The COVID-19 pandemic has changed many things, including how performance reviews are conducted. Even though you had been carrying them out before the virus, things will not be the same now that teams are facing difficult situations like being forced to find ways to work from home. How can you evaluate the performance of your employees at such a critical time since navigating the impact of the Coronavirus? Your performance reviews must be fair-minded and understanding of the difference in circumstances and measures of success for your employees.
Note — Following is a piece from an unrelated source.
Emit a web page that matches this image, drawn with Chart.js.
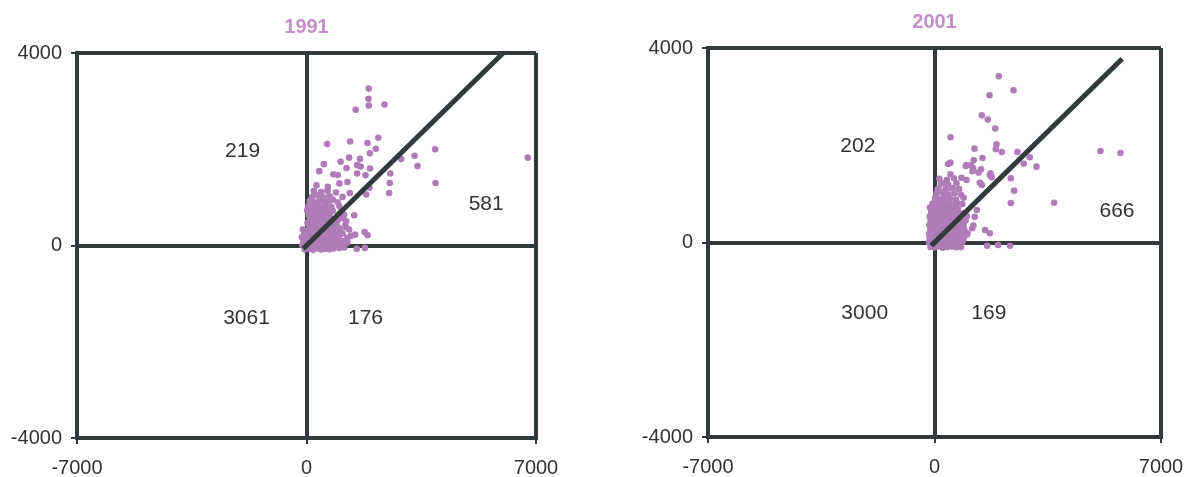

Tips for Virtual Employee Performance Reviews
1) Think About Your Purpose
Remember the reason for the performance reviews. As COVID-19 continues impacting your business, you’re not really looking to remove poor performers or even make paycheck raises. Rather, you need to strengthen your company’s culture and reinforce values. Ensure that the company treats employees well in this situation. Think about what you want to achieve with all the evaluations because these reviews are one of the most important anchors of your corporate culture.
2) Assess the Evaluation
What are you basing your performance reviews on? Are you basing it on their sales before the health emergency? Are you looking at how efficiently they are performing now? Assess every part of your evaluation and make sure it’s still relevant. While the performance of your employees is the measure of success when compared to a goal, last year’s targets before the pandemic emerged may no longer be the best measure since the landscape has changed.
3) Be Compassionate and Understanding
Acknowledge that your team members are working under vastly different circumstances. With your employees working remotely, your approach to performance reviews calls for extra flexibility, understanding, and leniency. Some employees may be juggling client calls while trying to feed their toddlers or assist their children with homework. They may be managing projects while caring for sick or elderly parents. Be sure to acknowledge these circumstances in your evaluation.
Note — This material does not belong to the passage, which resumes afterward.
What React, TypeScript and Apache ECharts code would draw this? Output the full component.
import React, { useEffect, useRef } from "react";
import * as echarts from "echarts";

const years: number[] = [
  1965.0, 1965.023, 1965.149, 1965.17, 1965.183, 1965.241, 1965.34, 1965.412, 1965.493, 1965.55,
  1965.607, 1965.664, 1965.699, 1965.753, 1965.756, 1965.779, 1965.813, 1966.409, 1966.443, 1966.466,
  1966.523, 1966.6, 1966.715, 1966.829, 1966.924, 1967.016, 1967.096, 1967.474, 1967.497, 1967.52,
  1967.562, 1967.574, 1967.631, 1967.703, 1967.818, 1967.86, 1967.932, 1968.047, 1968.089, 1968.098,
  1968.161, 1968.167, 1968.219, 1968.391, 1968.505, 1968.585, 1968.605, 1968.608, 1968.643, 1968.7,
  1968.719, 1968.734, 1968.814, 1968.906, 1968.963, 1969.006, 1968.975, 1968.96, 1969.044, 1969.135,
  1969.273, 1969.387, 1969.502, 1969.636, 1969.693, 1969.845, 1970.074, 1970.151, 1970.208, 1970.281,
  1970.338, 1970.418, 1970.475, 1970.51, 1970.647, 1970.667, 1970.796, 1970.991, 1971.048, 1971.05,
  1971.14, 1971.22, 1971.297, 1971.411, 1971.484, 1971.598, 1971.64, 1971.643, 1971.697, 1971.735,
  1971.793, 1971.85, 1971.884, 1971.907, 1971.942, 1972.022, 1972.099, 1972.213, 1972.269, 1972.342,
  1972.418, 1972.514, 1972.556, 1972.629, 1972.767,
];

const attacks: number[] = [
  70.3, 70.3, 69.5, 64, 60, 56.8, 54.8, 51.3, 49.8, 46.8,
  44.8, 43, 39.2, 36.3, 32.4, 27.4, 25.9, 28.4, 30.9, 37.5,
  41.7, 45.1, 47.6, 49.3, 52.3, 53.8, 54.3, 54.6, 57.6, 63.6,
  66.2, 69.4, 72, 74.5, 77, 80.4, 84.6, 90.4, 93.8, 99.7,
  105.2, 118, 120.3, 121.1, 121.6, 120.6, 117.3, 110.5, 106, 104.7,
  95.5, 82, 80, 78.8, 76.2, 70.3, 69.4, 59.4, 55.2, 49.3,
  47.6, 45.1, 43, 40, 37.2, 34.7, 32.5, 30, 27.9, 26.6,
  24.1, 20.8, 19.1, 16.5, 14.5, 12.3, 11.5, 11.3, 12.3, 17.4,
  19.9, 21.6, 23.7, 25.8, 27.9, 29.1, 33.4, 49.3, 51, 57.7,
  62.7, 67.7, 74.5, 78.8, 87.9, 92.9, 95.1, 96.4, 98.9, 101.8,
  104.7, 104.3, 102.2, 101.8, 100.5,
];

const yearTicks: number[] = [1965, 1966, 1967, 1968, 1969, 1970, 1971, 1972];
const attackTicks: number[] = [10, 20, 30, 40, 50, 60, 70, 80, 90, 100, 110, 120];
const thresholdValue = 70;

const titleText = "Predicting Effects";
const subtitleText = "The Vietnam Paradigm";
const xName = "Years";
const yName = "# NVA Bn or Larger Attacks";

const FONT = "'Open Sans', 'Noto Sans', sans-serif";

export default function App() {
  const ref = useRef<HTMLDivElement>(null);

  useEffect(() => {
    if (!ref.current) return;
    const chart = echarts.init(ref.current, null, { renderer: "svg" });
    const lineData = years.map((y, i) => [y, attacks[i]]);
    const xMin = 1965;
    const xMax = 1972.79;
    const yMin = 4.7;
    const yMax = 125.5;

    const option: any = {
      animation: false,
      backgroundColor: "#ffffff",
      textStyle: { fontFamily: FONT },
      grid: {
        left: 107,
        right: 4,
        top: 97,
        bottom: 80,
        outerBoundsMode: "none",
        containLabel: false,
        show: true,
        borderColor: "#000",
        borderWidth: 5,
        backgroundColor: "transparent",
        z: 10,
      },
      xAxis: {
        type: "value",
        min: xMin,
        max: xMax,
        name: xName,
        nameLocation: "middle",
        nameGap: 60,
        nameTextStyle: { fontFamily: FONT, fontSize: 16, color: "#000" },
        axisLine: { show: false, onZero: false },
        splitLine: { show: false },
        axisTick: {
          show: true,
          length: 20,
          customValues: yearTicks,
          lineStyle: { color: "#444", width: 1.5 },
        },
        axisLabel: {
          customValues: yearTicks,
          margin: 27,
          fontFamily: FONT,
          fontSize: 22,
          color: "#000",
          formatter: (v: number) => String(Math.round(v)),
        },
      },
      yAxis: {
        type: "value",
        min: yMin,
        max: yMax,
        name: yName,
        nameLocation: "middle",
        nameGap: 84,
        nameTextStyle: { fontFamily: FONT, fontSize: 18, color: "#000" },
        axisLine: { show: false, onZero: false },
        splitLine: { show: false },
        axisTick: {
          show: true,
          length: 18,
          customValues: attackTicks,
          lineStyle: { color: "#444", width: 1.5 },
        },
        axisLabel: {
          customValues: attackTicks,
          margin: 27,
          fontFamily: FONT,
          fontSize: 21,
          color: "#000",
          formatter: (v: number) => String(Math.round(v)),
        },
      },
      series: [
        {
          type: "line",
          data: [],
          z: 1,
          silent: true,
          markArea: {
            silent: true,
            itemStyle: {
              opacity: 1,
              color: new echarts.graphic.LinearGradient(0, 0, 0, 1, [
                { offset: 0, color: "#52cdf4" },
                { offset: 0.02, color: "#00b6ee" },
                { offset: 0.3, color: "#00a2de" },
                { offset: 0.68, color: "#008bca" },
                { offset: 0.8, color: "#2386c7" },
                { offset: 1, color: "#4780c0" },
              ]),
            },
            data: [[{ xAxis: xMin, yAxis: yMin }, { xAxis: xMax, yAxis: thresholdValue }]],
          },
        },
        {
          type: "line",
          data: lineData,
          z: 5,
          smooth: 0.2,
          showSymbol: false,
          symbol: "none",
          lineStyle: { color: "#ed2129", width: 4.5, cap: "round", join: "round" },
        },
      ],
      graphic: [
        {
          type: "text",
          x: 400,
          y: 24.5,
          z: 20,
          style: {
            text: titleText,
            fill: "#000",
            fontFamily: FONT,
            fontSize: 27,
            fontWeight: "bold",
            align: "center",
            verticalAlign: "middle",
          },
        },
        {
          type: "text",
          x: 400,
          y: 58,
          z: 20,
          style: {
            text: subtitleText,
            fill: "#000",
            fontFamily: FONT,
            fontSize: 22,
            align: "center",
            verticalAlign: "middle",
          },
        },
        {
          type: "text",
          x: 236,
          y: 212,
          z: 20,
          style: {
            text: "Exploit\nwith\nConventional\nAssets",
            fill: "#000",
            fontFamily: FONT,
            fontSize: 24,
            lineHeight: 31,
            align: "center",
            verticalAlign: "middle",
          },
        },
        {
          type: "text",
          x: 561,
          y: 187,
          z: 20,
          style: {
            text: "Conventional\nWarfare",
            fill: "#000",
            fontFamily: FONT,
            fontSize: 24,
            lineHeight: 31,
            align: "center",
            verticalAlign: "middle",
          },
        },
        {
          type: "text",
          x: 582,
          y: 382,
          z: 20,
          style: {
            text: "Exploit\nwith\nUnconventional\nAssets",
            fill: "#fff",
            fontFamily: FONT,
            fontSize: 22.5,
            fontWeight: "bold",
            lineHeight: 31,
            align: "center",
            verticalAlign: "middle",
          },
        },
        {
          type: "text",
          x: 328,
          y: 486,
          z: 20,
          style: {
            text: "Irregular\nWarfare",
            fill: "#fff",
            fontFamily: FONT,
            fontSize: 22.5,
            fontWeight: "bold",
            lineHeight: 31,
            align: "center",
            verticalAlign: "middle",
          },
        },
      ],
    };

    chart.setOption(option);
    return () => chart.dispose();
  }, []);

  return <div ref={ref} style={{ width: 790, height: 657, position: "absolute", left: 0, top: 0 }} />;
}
4) Drop Formal Ratings for Now
Suspend numerical ratings in performance reviews—for now. Rating your team members can be difficult because a lot of people may not be able to give their 110% at the moment. Many schools have dropped student grades and are using a pass/fail system. Instead of using ratings, you can develop a flexible system that acknowledges the challenges people are enduring and highlights their successes. Carry out a narrative assessment, providing employees with helpful information that is specific about their strong points and areas of improvement.
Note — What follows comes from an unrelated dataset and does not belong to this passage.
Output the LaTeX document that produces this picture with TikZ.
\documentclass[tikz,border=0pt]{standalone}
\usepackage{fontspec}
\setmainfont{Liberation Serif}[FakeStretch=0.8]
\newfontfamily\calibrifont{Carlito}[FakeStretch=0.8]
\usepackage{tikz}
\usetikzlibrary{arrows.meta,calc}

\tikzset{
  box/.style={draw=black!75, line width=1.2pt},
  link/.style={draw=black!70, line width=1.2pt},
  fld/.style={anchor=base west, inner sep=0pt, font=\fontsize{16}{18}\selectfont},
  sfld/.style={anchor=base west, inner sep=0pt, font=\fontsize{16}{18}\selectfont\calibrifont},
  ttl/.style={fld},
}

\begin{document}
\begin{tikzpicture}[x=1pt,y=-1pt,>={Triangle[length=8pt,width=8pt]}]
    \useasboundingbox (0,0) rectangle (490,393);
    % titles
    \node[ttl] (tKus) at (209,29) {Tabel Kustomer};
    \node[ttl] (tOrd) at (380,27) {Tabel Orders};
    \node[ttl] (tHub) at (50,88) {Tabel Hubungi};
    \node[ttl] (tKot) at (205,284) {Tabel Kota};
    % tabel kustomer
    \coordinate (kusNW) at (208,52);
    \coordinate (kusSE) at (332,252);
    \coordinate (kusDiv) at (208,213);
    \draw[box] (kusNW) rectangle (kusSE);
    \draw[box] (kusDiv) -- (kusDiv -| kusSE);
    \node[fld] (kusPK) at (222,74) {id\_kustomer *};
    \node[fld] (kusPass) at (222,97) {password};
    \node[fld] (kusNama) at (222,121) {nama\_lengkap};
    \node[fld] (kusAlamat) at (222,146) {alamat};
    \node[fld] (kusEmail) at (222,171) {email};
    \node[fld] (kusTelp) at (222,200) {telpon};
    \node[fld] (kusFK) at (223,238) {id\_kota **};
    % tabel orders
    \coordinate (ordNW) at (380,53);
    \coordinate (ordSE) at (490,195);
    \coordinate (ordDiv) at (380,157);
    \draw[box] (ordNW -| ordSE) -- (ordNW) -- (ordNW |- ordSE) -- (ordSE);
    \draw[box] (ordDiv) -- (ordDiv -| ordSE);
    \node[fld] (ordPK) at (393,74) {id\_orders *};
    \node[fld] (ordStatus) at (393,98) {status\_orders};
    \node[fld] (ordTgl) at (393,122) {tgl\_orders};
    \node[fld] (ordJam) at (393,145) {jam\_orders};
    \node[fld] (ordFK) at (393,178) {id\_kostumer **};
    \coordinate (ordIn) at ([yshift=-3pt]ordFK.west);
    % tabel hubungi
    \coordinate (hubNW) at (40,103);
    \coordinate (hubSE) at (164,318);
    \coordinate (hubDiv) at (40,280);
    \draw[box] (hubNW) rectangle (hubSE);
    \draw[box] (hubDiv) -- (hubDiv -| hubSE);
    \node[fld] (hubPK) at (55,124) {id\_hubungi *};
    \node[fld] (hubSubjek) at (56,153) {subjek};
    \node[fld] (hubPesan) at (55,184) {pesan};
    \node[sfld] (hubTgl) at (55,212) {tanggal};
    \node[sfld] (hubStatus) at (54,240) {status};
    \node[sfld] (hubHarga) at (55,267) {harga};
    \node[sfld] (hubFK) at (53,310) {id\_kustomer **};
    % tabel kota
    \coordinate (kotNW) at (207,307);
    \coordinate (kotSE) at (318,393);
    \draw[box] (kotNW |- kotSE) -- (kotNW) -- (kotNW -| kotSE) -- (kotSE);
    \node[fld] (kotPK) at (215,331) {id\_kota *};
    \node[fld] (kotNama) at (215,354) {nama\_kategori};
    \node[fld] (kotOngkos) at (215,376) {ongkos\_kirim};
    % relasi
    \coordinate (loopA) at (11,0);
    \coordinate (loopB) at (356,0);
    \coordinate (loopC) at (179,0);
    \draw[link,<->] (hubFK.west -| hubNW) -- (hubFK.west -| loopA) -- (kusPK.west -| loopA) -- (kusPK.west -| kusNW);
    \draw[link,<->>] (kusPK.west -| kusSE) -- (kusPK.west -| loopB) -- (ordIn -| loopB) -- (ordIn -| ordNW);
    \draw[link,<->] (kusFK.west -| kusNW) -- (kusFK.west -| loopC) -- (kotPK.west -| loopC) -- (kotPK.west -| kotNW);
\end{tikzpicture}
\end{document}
5) Do Not Hammer Down on Poor Performers
Performance reviews are usually an opportunity for managers to pull out poor performers and demand improvement from them. Since the situation is now drastically different, do not beat up poor performers. Make conscious decisions about what battles are presently worth your energy. Do not just relentlessly chase non-performers. Try to find out the reason for their underperformance by asking about what is going on when their performance drops.